I wonder if to some extent the apparent decline in advocacy SF might be a reflection of the decline in advocacy fiction in general. SF isn’t entirely immune to broader literary and cultural fashions, and the sort of social justice fiction that was common among the Victorians (Dickens’s Hard Times or, my favorite, Reade’s It Is Never Too Late To Mend has been out of favor for decades; even overtly political warnings like Lewis’s It Can’t Happen Here seem almost quaint to modern readers.
If that’s the case, advocacy fictions may be more healthy in SF than in the mainstream these days. You mentioned Doctorow, but I’d add Kim Stanley Robinson’s Washington trilogy as a prominent example of morally committed activist fiction, and Paolo Bacigalupi’s environmental nightmares are more than enough to make you want to stand in line to buy a Prius. Preferably a spring-loaded one.
Thanks, both, those are very helpful comments. Agree in particular with Gary about the decline of advocacy fiction as a whole – though with one big exception, YA fiction. YA often reads (to me) as if prescribing the kinds of behaviours by which its protagonists/readers can/should earn proper adulthood/humanity.
Russell, I’m thinking a lot about riffing (or, to use my current metaphor, sf-as-apostolic-succession) but, if you don’t mind, I’m going to duck a detailed response now as I’m planning a post on this for the near future.

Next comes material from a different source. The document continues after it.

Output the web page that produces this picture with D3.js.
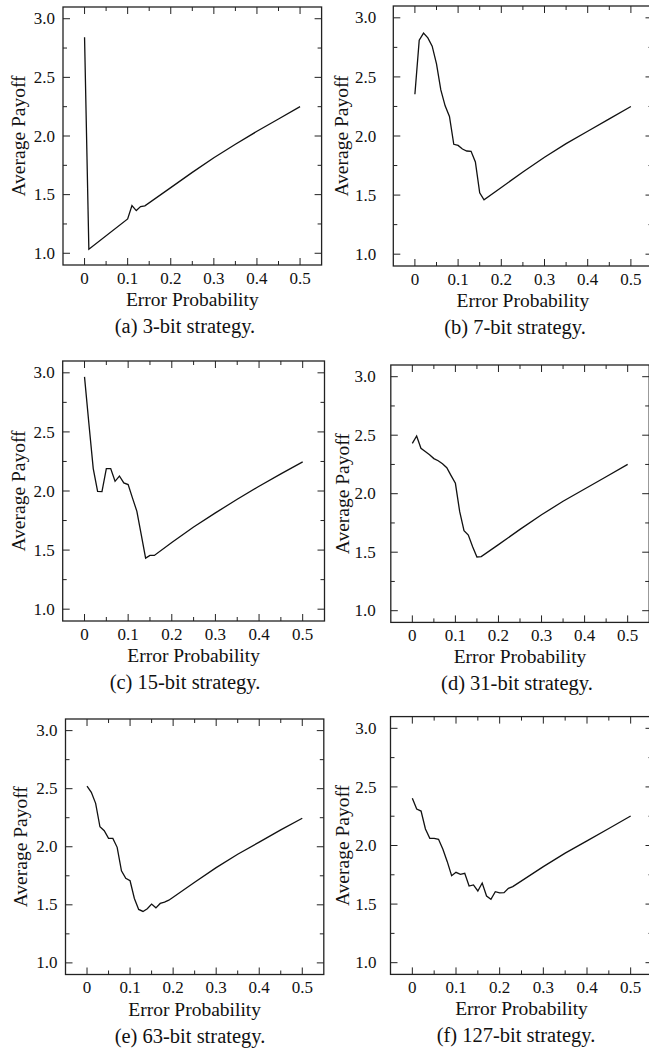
<!DOCTYPE html>
<head>
<meta charset="utf-8">
<script src="https://d3js.org/d3.v7.min.js"></script>
<style>
body { margin: 0; background: #fff; }
</style>
</head>
<body>
<svg id="fig"></svg>
<script>

// values: [error probability, average payoff]
var bit3 = [[0, 2.843], [0.01, 1.034], [0.1, 1.293], [0.11, 1.406], [0.12, 1.364], [0.13, 1.398], [0.14, 1.404],
    [0.2, 1.56], [0.25, 1.69], [0.3, 1.815], [0.35, 1.93], [0.4, 2.04], [0.45, 2.145], [0.5, 2.25]];
var bit7 = [[0, 2.353], [0.01, 2.81], [0.02, 2.87], [0.03, 2.83], [0.04, 2.76], [0.05, 2.61], [0.06, 2.39], [0.07, 2.255],
    [0.08, 2.165], [0.09, 1.93], [0.1, 1.92], [0.11, 1.89], [0.12, 1.873], [0.13, 1.87], [0.14, 1.78], [0.15, 1.52],
    [0.16, 1.46], [0.2, 1.565], [0.25, 1.695], [0.3, 1.82], [0.35, 1.935], [0.4, 2.04], [0.45, 2.145], [0.5, 2.25]];
var bit15 = [[0, 2.966], [0.01, 2.571], [0.02, 2.19], [0.03, 1.997], [0.04, 1.995], [0.05, 2.19], [0.06, 2.19], [0.07, 2.082],
    [0.08, 2.127], [0.09, 2.068], [0.1, 2.054], [0.11, 1.94], [0.12, 1.828], [0.13, 1.63], [0.14, 1.432], [0.15, 1.455],
    [0.16, 1.455], [0.2, 1.565], [0.25, 1.695], [0.3, 1.815], [0.35, 1.93], [0.4, 2.04], [0.45, 2.145], [0.5, 2.246]];
var bit31 = [[0, 2.43], [0.01, 2.493], [0.02, 2.388], [0.03, 2.36], [0.04, 2.333], [0.05, 2.30], [0.06, 2.282], [0.07, 2.256],
    [0.08, 2.222], [0.09, 2.154], [0.1, 2.089], [0.11, 1.846], [0.12, 1.684], [0.13, 1.647], [0.14, 1.547], [0.15, 1.459],
    [0.16, 1.462], [0.2, 1.565], [0.25, 1.695], [0.3, 1.82], [0.35, 1.935], [0.4, 2.04], [0.45, 2.145], [0.5, 2.251]];
var bit63 = [[0, 2.523], [0.01, 2.469], [0.02, 2.374], [0.03, 2.172], [0.04, 2.138], [0.05, 2.072], [0.06, 2.072], [0.07, 1.995],
    [0.08, 1.793], [0.09, 1.728], [0.1, 1.707], [0.11, 1.555], [0.12, 1.46], [0.13, 1.443], [0.14, 1.466], [0.15, 1.506],
    [0.16, 1.474], [0.17, 1.512], [0.18, 1.523], [0.19, 1.54], [0.2, 1.565], [0.25, 1.695], [0.3, 1.82], [0.35, 1.935],
    [0.4, 2.04], [0.45, 2.145], [0.5, 2.245]];
var bit127 = [[0, 2.403], [0.01, 2.311], [0.02, 2.294], [0.03, 2.141], [0.04, 2.061], [0.05, 2.061], [0.06, 2.053], [0.07, 1.968],
    [0.08, 1.862], [0.09, 1.742], [0.1, 1.771], [0.11, 1.754], [0.12, 1.763], [0.13, 1.654], [0.14, 1.663], [0.15, 1.612],
    [0.16, 1.68], [0.17, 1.569], [0.18, 1.541], [0.19, 1.606], [0.2, 1.595], [0.21, 1.597], [0.22, 1.635], [0.23, 1.649],
    [0.3, 1.82], [0.35, 1.935], [0.4, 2.04], [0.45, 2.145], [0.5, 2.252]];

var captions = ["(a) 3-bit strategy.", "(b) 7-bit strategy.", "(c) 15-bit strategy.",
                "(d) 31-bit strategy.", "(e) 63-bit strategy.", "(f) 127-bit strategy."];
var series = [bit3, bit7, bit15, bit31, bit63, bit127];
var xTicks = [0, 0.1, 0.2, 0.3, 0.4, 0.5];
var xMinor = [0.05, 0.15, 0.25, 0.35, 0.45];
var yTicks = [1.0, 1.5, 2.0, 2.5, 3.0];
var yMinor = [1.25, 1.75, 2.25, 2.75];
var xLabel = "Error Probability";
var yLabel = "Average Payoff";

// where each sub-figure sits on the page
var boxes = [
  {l: 63,    r: 321.6, t: 7,     b: 265,   gap: 8,  yl: 25,  cx: 185},
  {l: 393.3, r: 652.5, t: 6,     b: 266,   gap: 17, yl: 348, cx: 515},
  {l: 62.7,  r: 324.5, t: 361,   b: 621,   gap: 8,  yl: 25,  cx: 185},
  {l: 390.8, r: 649.2, t: 365,   b: 622.4, gap: 15, yl: 349, cx: 517},
  {l: 65.5,  r: 323.8, t: 719,   b: 974.5, gap: 8,  yl: 27,  cx: 190},
  {l: 390.5, r: 652.5, t: 716.6, b: 974.4, gap: 14, yl: 349, cx: 516}
];

var font = "'Times New Roman', 'Liberation Serif', serif";
var svg = d3.select("#fig").attr("width", 649).attr("height", 1053)
    .attr("font-family", font);

boxes.forEach(function(bx, i) {
  var x = d3.scaleLinear().domain([-0.05, 0.55]).range([bx.l, bx.r]);
  var y = d3.scaleLinear().domain([0.9, 3.1]).range([bx.b, bx.t]);
  var g = svg.append("g");

  // ticks on all four sides, pointing inward
  var ticks = g.append("g").attr("stroke", "#222").attr("stroke-width", 1);
  xTicks.forEach(function(v) {
    ticks.append("line").attr("x1", x(v)).attr("x2", x(v)).attr("y1", bx.b).attr("y2", bx.b - 7);
    ticks.append("line").attr("x1", x(v)).attr("x2", x(v)).attr("y1", bx.t).attr("y2", bx.t + 7);
  });
  xMinor.forEach(function(v) {
    ticks.append("line").attr("x1", x(v)).attr("x2", x(v)).attr("y1", bx.b).attr("y2", bx.b - 4);
    ticks.append("line").attr("x1", x(v)).attr("x2", x(v)).attr("y1", bx.t).attr("y2", bx.t + 4);
  });
  yTicks.forEach(function(v) {
    ticks.append("line").attr("x1", bx.l).attr("x2", bx.l + 7).attr("y1", y(v)).attr("y2", y(v));
    ticks.append("line").attr("x1", bx.r).attr("x2", bx.r - 7).attr("y1", y(v)).attr("y2", y(v));
  });
  yMinor.forEach(function(v) {
    ticks.append("line").attr("x1", bx.l).attr("x2", bx.l + 4).attr("y1", y(v)).attr("y2", y(v));
    ticks.append("line").attr("x1", bx.r).attr("x2", bx.r - 4).attr("y1", y(v)).attr("y2", y(v));
  });

  g.append("rect")
    .attr("x", bx.l).attr("y", bx.t)
    .attr("width", bx.r - bx.l).attr("height", bx.b - bx.t)
    .attr("fill", "none").attr("stroke", "#222").attr("stroke-width", 1.3);

  g.selectAll(".xt").data(xTicks).join("text")
    .attr("x", d => x(d)).attr("y", bx.b + 18.5)
    .attr("text-anchor", "middle").attr("font-size", 17).attr("fill", "#111")
    .text(d => d === 0 ? "0" : d3.format(".1f")(d));

  g.selectAll(".yt").data(yTicks).join("text")
    .attr("x", bx.l - bx.gap).attr("y", d => y(d)).attr("dy", "0.33em")
    .attr("text-anchor", "end").attr("font-size", 17).attr("fill", "#111")
    .text(d => d3.format(".1f")(d));

  g.append("text")
    .attr("x", (bx.l + bx.r) / 2).attr("y", bx.b + 41)
    .attr("text-anchor", "middle").attr("font-size", 19.5).attr("fill", "#111")
    .text(xLabel);

  g.append("text")
    .attr("transform", "translate(" + bx.yl + "," + ((bx.t + bx.b) / 2) + ") rotate(-90)")
    .attr("text-anchor", "middle").attr("font-size", 19.5).attr("fill", "#111")
    .text(yLabel);

  g.append("text")
    .attr("x", bx.cx).attr("y", bx.b + 68)
    .attr("text-anchor", "middle").attr("font-size", 20.5).attr("fill", "#111")
    .text(captions[i]);

  var line = d3.line().x(d => x(d[0])).y(d => y(d[1]));
  g.append("path")
    .datum(series[i])
    .attr("d", line)
    .attr("fill", "none").attr("stroke", "#111").attr("stroke-width", 1.3);
});

</script>
</body>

I notice no-one has called me on falling-into-the-intentional-fallacy, and the presumption that what a book “seems” to intend is what its author “actually” intends. Do we think, then, that it’s not a fallacy after all?
From what I have seen, people nowadays are often very wary of advocacy type stories. Maybe this is why they are rarer now: we seem to be sensitive to the “preachy”, maybe more so than people used to be. Especially if we don’t agree with the author! But then again, science fiction is so inherently political and a reader’s first gut reaction to a story is often related to agreeing or not agreeing with the world view of the author or protagonist. At least that is my impression. This must make it more challenging to write a good advocacy type story.